Insofar as he complains that he was summarily tried by a tribunal
which was not impartial and which convicted him in the absence of any
evidence, the Commission considers that the applicant complains in
essence of the outcome of the criminal proceedings against him. The
Commission recalls, however, that it is not competent to deal with
complaints alleging that errors of law or fact have been committed by
domestic courts, except where it considers that such errors might have
involved a possible violation of any of the rights and freedoms set
forth in the Convention (No. 12013/86, Dec. 10.3.89, D.R. 59 p. 100).
Considering that there is no indication that the national courts drew
in the applicant's case unfair or arbitrary conclusions from the facts
before them, the Commission concludes that the situation complained of
does not disclose an appearance of a violation of Article 6 para. 1
(Art. 6-1) of the Convention.
Insofar as the applicant complains of the length of the
proceedings, the Commission considers that it cannot, on the basis of
the file, determine the admissibility of this complaint and that it is
therefore necessary in accordance with Rule 48 para. 2(b) of the Rules
of Procedure, to give notice of this part of the application to the
respondent Government.
4. The applicant complains of a violation of Article 14
(Art. 14) of the Convention in that he was discriminated against by the
domestic courts because of his nationality and religion.

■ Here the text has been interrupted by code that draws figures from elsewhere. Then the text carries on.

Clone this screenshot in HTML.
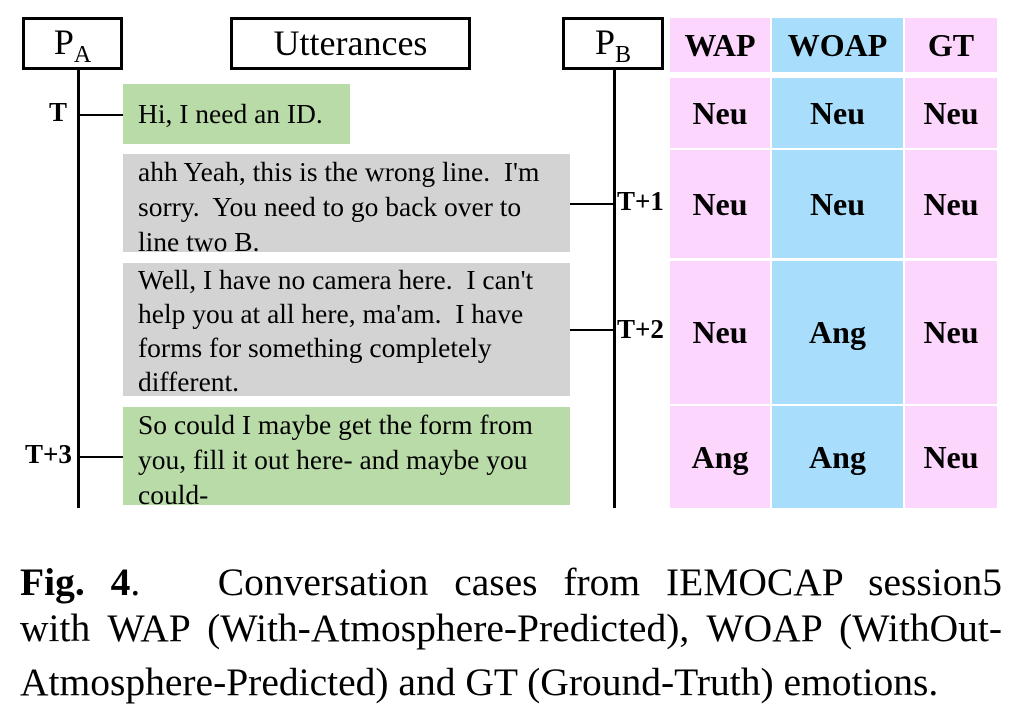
<!DOCTYPE html>
<html><head><meta charset="utf-8"><style>
body{margin:0;width:1036px;height:712px;background:#fff;position:relative;overflow:hidden;font-family:"Liberation Serif",serif;color:#000}
.a{position:absolute;box-sizing:border-box}
.box{border:3px solid #000;background:#fff;font-size:36px;text-align:center}
.ln{background:#000}
.utt{font-size:27.5px;line-height:35px;padding:5px 0 0 15px;white-space:nowrap}
.g{background:#b9dba8}.y{background:#d3d3d3}
.p{background:#fdd6fd}.b{background:#a8defc}
.c{display:flex;align-items:center;justify-content:center;font-weight:bold;font-size:32px}
.lab{font-weight:bold;font-size:27px;line-height:30px}
.cap{font-size:39.5px;left:20px;width:982px;white-space:nowrap;line-height:46px;text-align:justify;text-align-last:justify}
</style></head><body>
<div class="a box" style="left:22px;top:17px;width:101px;height:53px;line-height:44px">P<sub style="font-size:24px">A</sub></div>
<div class="a box" style="left:230px;top:17px;width:241px;height:53px;line-height:46px">Utterances</div>
<div class="a box" style="left:562px;top:17px;width:102px;height:53px;line-height:44px">P<sub style="font-size:24px">B</sub></div>

<div class="a ln" style="left:77px;top:70px;width:3px;height:438px"></div>
<div class="a ln" style="left:613px;top:70px;width:3px;height:438px"></div>

<div class="a lab" style="left:49px;top:97px">T</div>
<div class="a ln" style="left:78px;top:114px;width:45px;height:2px"></div>
<div class="a utt g" style="left:123px;top:84px;width:227px;height:60px;padding-top:12px">Hi, I need an ID.</div>

<div class="a utt y" style="left:123px;top:154px;width:447px;height:98px;padding-top:0px">ahh Yeah, this is the wrong line.&nbsp; I'm<br>sorry.&nbsp; You need to go back over to<br>line two B.</div>
<div class="a ln" style="left:570px;top:203px;width:44px;height:2px"></div>
<div class="a lab" style="left:617px;top:186px">T+1</div>

<div class="a utt y" style="left:123px;top:263px;width:447px;height:133px;padding-top:0px;line-height:34px">Well, I have no camera here.&nbsp; I can't<br>help you at all here, ma'am.&nbsp; I have<br>forms for something completely<br>different.</div>
<div class="a ln" style="left:570px;top:329px;width:44px;height:2px"></div>
<div class="a lab" style="left:617px;top:314px">T+2</div>

<div class="a lab" style="left:25px;top:439px">T+3</div>
<div class="a ln" style="left:78px;top:456px;width:45px;height:2px"></div>
<div class="a utt g" style="left:123px;top:407px;width:447px;height:98px;padding-top:0px">So could I maybe get the form from<br>you, fill it out here- and maybe you<br>could-</div>

<div class="a p c" style="left:670px;top:18px;width:100px;height:54px">WAP</div>
<div class="a b c" style="left:772px;top:18px;width:131px;height:54px">WOAP</div>
<div class="a p c" style="left:905px;top:18px;width:92px;height:54px">GT</div>

<div class="a p c" style="left:670px;top:78px;width:100px;height:70px">Neu</div>
<div class="a b c" style="left:772px;top:78px;width:131px;height:70px">Neu</div>
<div class="a p c" style="left:905px;top:78px;width:92px;height:70px">Neu</div>

<div class="a p c" style="left:670px;top:150px;width:100px;height:108px">Neu</div>
<div class="a b c" style="left:772px;top:150px;width:131px;height:108px">Neu</div>
<div class="a p c" style="left:905px;top:150px;width:92px;height:108px">Neu</div>

<div class="a p c" style="left:670px;top:261px;width:100px;height:143px">Neu</div>
<div class="a b c" style="left:772px;top:261px;width:131px;height:143px">Ang</div>
<div class="a p c" style="left:905px;top:261px;width:92px;height:143px">Neu</div>

<div class="a p c" style="left:670px;top:406px;width:100px;height:102px">Ang</div>
<div class="a b c" style="left:772px;top:406px;width:131px;height:102px">Ang</div>
<div class="a p c" style="left:905px;top:406px;width:92px;height:102px">Neu</div>

<div class="a cap" style="top:559px"><b>Fig.</b> <b>4</b>.&nbsp;&nbsp; Conversation cases from IEMOCAP session5</div>
<div class="a cap" style="top:605px">with WAP (With-Atmosphere-Predicted), WOAP (WithOut-</div>
<div class="a cap" style="top:659px;text-align:left;text-align-last:left">Atmosphere-Predicted) and GT (Ground-Truth) emotions.</div>
</body></html>
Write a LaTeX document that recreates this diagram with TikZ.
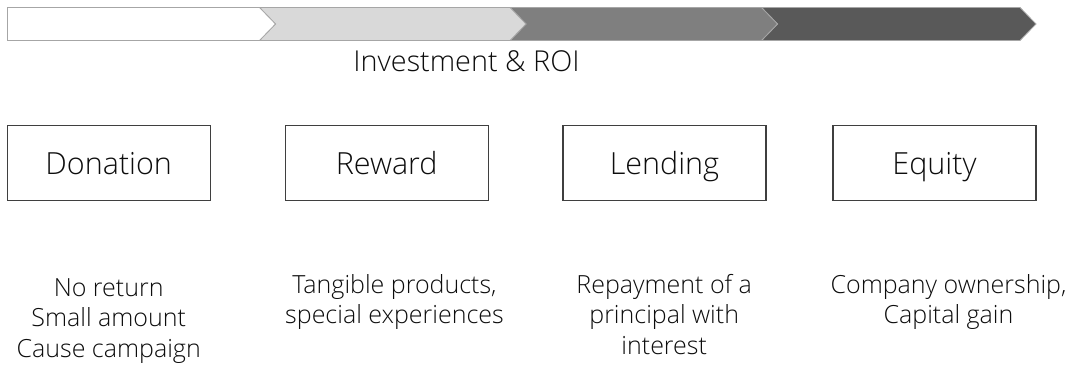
\documentclass[tikz,border=0pt]{standalone}
\usepackage{fontspec}
\setmainfont{Open Sans}
\IfFontExistsTF{Open Sans Light}{\newfontfamily\lblfont{Open Sans Light}}{\newfontfamily\lblfont{Open Sans}}
\definecolor{txt}{HTML}{0D0D0D}
\definecolor{segA}{HTML}{FFFFFF}
\definecolor{segB}{HTML}{D9D9D9}
\definecolor{segC}{HTML}{7F7F7F}
\definecolor{segD}{HTML}{595959}
\definecolor{segline}{HTML}{A6A6A6}
\definecolor{boxline}{HTML}{3F3F3F}
\begin{document}
\begin{tikzpicture}[x=1pt,y=-1pt,
  chev/.style={draw=segline,line width=0.8pt,line join=miter},
  catbox/.style={draw=boxline,line width=1.2pt,minimum width=203pt,minimum height=75pt,inner sep=0pt,
     text height=21.8pt,text depth=0pt,font=\lblfont\fontsize{30.5}{33}\selectfont,text=txt},
  desc/.style={align=center,anchor=north,inner sep=0pt,font=\lblfont\fontsize{25}{30.5}\selectfont,text=txt},
  titletext/.style={font=\lblfont\fontsize{28.8}{31}\selectfont,text=txt,inner sep=0pt,anchor=base}]
\useasboundingbox (0,0) rectangle (1068,366);
% chevron bar
\path[chev,fill=segD] (761.5,7.5)--(1020,7.5)--(1036,24)--(1020,40.5)--(761.5,40.5)--(777.5,24)--cycle;
\path[chev,fill=segC] (510,7.5)--(761.5,7.5)--(777.5,24)--(761.5,40.5)--(510,40.5)--(526,24)--cycle;
\path[chev,fill=segB] (259.5,7.5)--(510,7.5)--(526,24)--(510,40.5)--(259.5,40.5)--(275.5,24)--cycle;
\path[chev,fill=segA] (7.5,7.5)--(259.5,7.5)--(275.5,24)--(259.5,40.5)--(7.5,40.5)--cycle;
\node[titletext] (title) at (466.5,72) {Investment \& ROI};
% boxes
\node[catbox] (don) at (108.7,163.3) {Donation};
\node[catbox] (rew) at (386.7,163.3) {Reward};
\node[catbox] (len) at (664.5,163.3) {Lending};
\node[catbox] (equ) at (934.5,163.3) {Equity};
% descriptions
\node[desc] (ddon) at (108.7,274.6) {\strut No return\\Small amount\\Cause campaign};
\node[desc] (drew) at (394.5,271.9) {\strut Tangible products,\\special experiences};
\node[desc] (dlen) at (664.2,271.9) {\strut Repayment of a\\principal with\\interest};
\node[desc] (dequ) at (948.5,271.9) {\strut Company ownership,\\Capital gain};
\end{tikzpicture}
\end{document}
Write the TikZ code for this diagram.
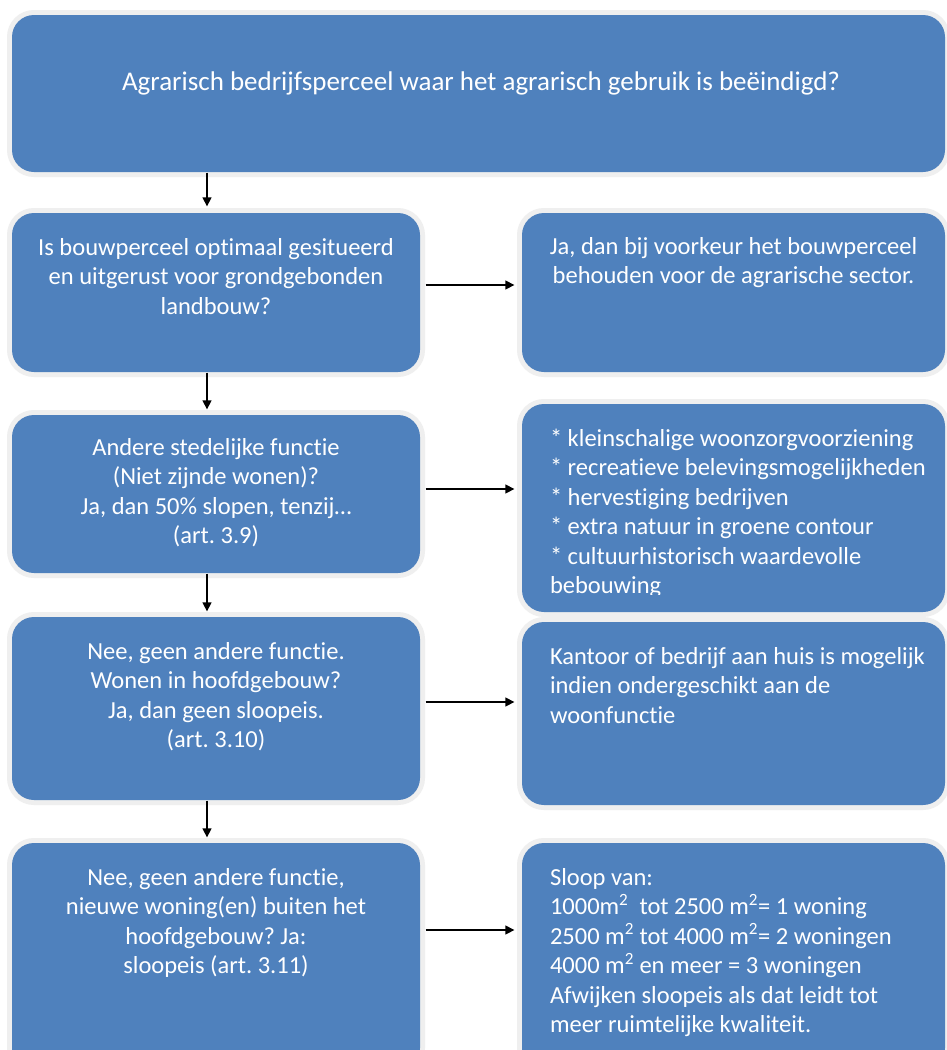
\documentclass[tikz,border=0pt]{standalone}
\usepackage{fontspec}
\setmainfont[Ligatures=NoCommon]{Carlito}
\usetikzlibrary{arrows.meta,positioning}
\definecolor{boxblue}{HTML}{4F81BD}
\definecolor{halo}{HTML}{EFEFEF}
\frenchspacing
\tikzset{
	flowbox/.style={rectangle,rounded corners=22pt,fill=boxblue,inner sep=0pt,
		preaction={draw=halo,line width=10pt}},
	flowtext/.style={text=white,inner sep=0pt,font=\fontsize{24.5}{29.5}\selectfont,align=center},
	flowlist/.style={flowtext,align=left,anchor=north west}
}
\begin{document}
\begin{tikzpicture}[x=1pt,y=-1pt,>={Triangle[length=9pt,width=9pt]},line width=1.3pt]
			\def\ax{207}
			\clip (0,0) rectangle (947,1050);
			\fill[white] (0,0) rectangle (947,1050);
			% boxes
			\node[flowbox,minimum width=933pt,minimum height=157pt] (top) at (478.5,93.5) {};
			\node[flowbox,minimum width=408pt,minimum height=159pt] (l1) at (216,292.5) {};
			\node[flowbox,minimum width=423pt,minimum height=159pt] (r1) at (733.5,292.5) {};
			\node[flowbox,minimum width=408pt,minimum height=158pt] (l2) at (216,494) {};
			\node[flowbox,minimum width=423pt,minimum height=208pt] (r2) at (733.5,508) {};
			\node[flowbox,minimum width=408pt,minimum height=183pt] (l3) at (216,708.5) {};
			\node[flowbox,minimum width=423pt,minimum height=183pt] (r3) at (733.5,713.5) {};
			\node[flowbox,minimum width=408pt,minimum height=227pt] (l4) at (216,956.5) {};
			\node[flowbox,minimum width=423pt,minimum height=227pt] (r4) at (733.5,956.5) {};
			% texts
			\node[flowtext,font=\fontsize{27}{32}\selectfont,anchor=north,below=57pt of top.north,xshift=2.5pt] (ttop) {Agrarisch bedrijfsperceel waar het agrarisch gebruik is beëindigd?};
			\node[flowtext,anchor=north,below=25pt of l1.north] (tl1) {Is bouwperceel optimaal gesitueerd\\ en uitgerust voor grondgebonden\\ landbouw?};
			\node[flowtext,anchor=north,below=24pt of r1.north] (tr1) {Ja, dan bij voorkeur het bouwperceel\\ behouden voor de agrarische sector.};
			\node[flowtext,anchor=north,below=23pt of l2.north] (tl2) {Andere stedelijke functie\\ (Niet zijnde wonen)?\\ Ja, dan 50\% slopen, tenzij…\\ (art. 3.9)};
			\begin{scope}
				\clip (522,404) rectangle (945,594);
				\node[flowlist] (tr2) at ([xshift=28pt,yshift=-25pt]r2.north west) {* kleinschalige woonzorgvoorziening\\ * recreatieve belevingsmogelijkheden\\ * hervestiging bedrijven\\ * extra natuur in groene contour\\ * cultuurhistorisch waardevolle\\ bebouwing};
			\end{scope}
			\node[flowtext,anchor=north,below=25pt of l3.north] (tl3) {Nee, geen andere functie.\\ Wonen in hoofdgebouw?\\ Ja, dan geen sloopeis.\\ (art. 3.10)};
			\node[flowlist] (tr3) at ([xshift=28pt,yshift=-25pt]r3.north west) {Kantoor of bedrijf aan huis is mogelijk\\ indien ondergeschikt aan de\\ woonfunctie};
			\node[flowtext,anchor=north,below=25pt of l4.north] (tl4) {Nee, geen andere functie,\\ nieuwe woning(en) buiten het\\ hoofdgebouw? Ja:\\ sloopeis (art. 3.11)};
			\begin{scope}
				\clip (522,843) rectangle (945,1036);
				\node[flowlist] (tr4) at ([xshift=28pt,yshift=-25pt]r4.north west) {Sloop van:\\ 1000m\textsuperscript{2}\ \ tot 2500 m\textsuperscript{2}= 1 woning\\ 2500 m\textsuperscript{2} tot 4000 m\textsuperscript{2}= 2 woningen\\ 4000 m\textsuperscript{2} en meer = 3 woningen\\ Afwijken sloopeis als dat leidt tot\\ meer ruimtelijke kwaliteit.};
			\end{scope}
			% arrows down
			\draw[->,shorten >=6pt] (top.south -| \ax,0) -- (l1.north -| \ax,0);
			\draw[->,shorten >=5pt] (l1.south -| \ax,0) -- (l2.north -| \ax,0);
			\draw[->,shorten >=5pt] (l2.south -| \ax,0) -- (l3.north -| \ax,0);
			\draw[->,shorten >=5pt] (l3.south -| \ax,0) -- (l4.north -| \ax,0);
			% arrows right
			\draw[->,shorten <=5pt,shorten >=7pt] (l1.east |- 0,285) -- (r1.west |- 0,285);
			\draw[->,shorten <=5pt,shorten >=7pt] (l2.east |- 0,489) -- (r2.west |- 0,489);
			\draw[->,shorten <=5pt,shorten >=7pt] (l3.east |- 0,702) -- (r3.west |- 0,702);
			\draw[->,shorten <=5pt,shorten >=7pt] (l4.east |- 0,930) -- (r4.west |- 0,930);
		\end{tikzpicture}
\end{document}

However, insofar as the matters complained of have been
substantiated and are within its competence, the Commission finds that
they do not disclose any appearance of a violation of the rights and
freedoms set out in the Convention or its Protocols.
It follows that this part of the application is manifestly ill-
founded and must be rejected pursuant to Article 27 para. 2
(Art. 27-2) of the Convention.
For these reasons, the Commission, unanimously,
DECIDES TO ADJOURN the examination of the applicant's complaint
concerning the length of the criminal proceedings;
DECLARES INADMISSIBLE the remainder of the application.